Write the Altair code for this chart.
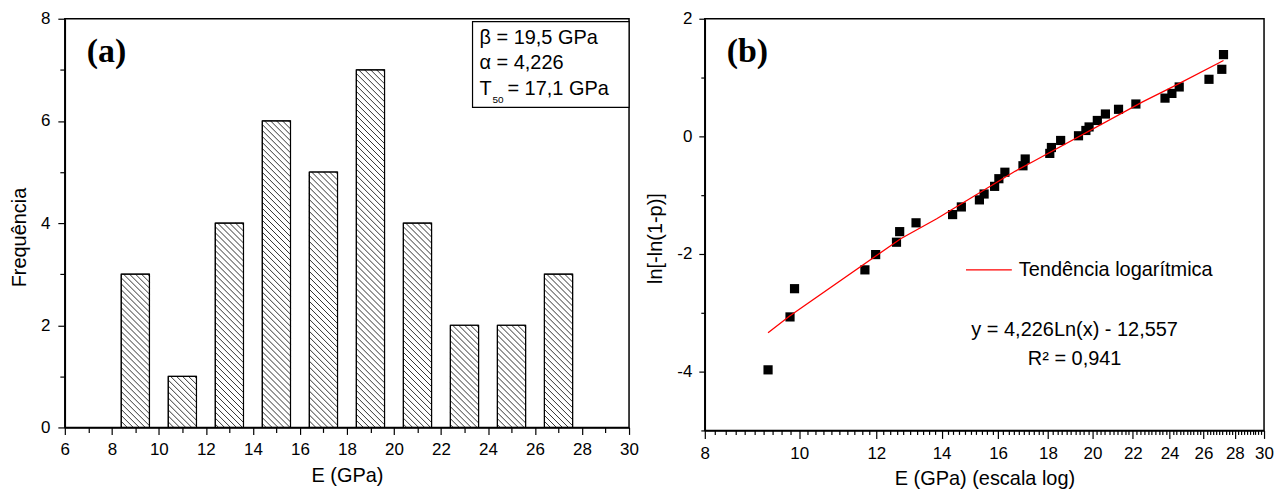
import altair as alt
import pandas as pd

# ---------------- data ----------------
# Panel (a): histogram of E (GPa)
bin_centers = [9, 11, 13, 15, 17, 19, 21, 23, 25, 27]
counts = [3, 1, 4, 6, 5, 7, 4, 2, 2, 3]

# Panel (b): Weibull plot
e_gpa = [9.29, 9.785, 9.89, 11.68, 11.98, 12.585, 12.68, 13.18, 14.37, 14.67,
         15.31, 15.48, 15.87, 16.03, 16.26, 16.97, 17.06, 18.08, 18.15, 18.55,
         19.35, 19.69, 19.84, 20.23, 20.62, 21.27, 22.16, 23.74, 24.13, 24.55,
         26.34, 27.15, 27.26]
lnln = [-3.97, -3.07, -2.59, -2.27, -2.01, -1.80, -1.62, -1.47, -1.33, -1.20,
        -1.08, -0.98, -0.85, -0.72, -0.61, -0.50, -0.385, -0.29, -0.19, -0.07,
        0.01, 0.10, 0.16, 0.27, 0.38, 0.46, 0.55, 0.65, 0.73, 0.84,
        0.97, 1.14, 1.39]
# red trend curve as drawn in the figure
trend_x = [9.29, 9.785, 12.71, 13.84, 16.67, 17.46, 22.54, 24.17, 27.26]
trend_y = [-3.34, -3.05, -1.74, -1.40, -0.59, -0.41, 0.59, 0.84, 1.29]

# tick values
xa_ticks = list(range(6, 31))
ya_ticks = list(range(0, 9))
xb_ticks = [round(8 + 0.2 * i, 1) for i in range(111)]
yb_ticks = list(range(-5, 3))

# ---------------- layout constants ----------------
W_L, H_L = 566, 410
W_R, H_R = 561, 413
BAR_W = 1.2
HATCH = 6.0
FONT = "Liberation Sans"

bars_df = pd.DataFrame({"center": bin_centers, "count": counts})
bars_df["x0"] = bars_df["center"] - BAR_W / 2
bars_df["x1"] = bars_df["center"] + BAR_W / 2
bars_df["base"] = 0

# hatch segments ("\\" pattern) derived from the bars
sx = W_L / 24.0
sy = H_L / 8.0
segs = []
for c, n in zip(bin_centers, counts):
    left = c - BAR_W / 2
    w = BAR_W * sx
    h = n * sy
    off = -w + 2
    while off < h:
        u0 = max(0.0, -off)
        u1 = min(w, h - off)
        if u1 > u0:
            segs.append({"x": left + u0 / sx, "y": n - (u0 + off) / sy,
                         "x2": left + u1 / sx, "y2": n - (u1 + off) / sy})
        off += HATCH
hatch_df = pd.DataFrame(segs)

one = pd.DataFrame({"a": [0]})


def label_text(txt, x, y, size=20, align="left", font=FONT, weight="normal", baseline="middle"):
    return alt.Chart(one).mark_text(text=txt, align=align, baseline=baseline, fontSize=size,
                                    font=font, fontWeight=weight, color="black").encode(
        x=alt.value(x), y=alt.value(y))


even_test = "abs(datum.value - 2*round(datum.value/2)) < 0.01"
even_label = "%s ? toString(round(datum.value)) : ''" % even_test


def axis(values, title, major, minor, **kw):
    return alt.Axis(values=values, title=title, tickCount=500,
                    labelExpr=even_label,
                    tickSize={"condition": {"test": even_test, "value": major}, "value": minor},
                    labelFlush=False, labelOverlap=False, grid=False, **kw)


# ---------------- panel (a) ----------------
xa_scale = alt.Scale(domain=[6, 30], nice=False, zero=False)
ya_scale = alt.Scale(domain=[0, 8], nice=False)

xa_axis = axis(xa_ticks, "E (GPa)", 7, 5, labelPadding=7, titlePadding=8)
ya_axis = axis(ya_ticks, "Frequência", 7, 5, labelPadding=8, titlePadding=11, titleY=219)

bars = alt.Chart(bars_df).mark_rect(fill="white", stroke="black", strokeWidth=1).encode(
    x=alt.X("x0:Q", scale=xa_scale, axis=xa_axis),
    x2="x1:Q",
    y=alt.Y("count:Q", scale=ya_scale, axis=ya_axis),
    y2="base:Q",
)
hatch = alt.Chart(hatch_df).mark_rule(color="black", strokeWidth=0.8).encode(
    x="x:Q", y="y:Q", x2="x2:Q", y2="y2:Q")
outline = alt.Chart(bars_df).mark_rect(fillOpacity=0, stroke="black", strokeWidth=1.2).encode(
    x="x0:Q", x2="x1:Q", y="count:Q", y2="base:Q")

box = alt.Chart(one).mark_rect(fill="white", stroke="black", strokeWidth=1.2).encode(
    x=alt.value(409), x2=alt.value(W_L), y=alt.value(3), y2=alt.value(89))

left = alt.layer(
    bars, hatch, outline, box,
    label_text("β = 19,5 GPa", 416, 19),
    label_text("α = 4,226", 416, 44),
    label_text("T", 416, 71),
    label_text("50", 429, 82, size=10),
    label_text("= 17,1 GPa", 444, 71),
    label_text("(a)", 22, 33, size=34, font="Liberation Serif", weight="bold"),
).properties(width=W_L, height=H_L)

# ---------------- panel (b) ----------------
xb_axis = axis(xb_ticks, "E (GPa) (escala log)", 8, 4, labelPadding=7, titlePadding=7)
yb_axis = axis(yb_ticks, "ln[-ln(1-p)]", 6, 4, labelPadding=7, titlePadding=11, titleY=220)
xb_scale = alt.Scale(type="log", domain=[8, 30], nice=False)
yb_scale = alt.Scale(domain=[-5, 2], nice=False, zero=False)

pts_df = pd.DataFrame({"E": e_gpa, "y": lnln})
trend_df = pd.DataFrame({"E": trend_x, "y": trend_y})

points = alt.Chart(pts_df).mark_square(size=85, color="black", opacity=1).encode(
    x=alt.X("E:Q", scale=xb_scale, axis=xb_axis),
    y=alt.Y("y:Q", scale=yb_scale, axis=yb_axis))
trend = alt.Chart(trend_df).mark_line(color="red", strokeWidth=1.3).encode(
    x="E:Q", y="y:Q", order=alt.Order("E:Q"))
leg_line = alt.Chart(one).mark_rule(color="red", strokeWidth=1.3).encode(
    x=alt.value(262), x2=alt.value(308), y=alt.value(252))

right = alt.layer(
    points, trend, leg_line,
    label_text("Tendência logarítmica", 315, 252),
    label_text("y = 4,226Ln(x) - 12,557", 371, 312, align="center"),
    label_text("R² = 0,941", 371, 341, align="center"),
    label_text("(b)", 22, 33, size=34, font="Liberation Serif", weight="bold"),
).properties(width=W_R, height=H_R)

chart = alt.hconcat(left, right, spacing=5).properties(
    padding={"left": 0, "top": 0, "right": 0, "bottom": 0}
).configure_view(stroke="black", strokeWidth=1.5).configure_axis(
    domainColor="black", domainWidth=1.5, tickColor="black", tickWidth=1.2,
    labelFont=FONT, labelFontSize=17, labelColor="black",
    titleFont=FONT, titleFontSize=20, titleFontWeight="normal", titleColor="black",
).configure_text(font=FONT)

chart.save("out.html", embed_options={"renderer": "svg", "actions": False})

──────────────────────────────

Leave out the pictures, then repeat the listing above exactly from its first line to the line with "counts = [3, 1, 4, 6, 5, 7, 4, 2, 2, 3]", inclusive.

* [Output of the task]:
Write the Altair code for this chart.
import altair as alt
import pandas as pd

# ---------------- data ----------------
# Panel (a): histogram of E (GPa)
bin_centers = [9, 11, 13, 15, 17, 19, 21, 23, 25, 27]
counts = [3, 1, 4, 6, 5, 7, 4, 2, 2, 3]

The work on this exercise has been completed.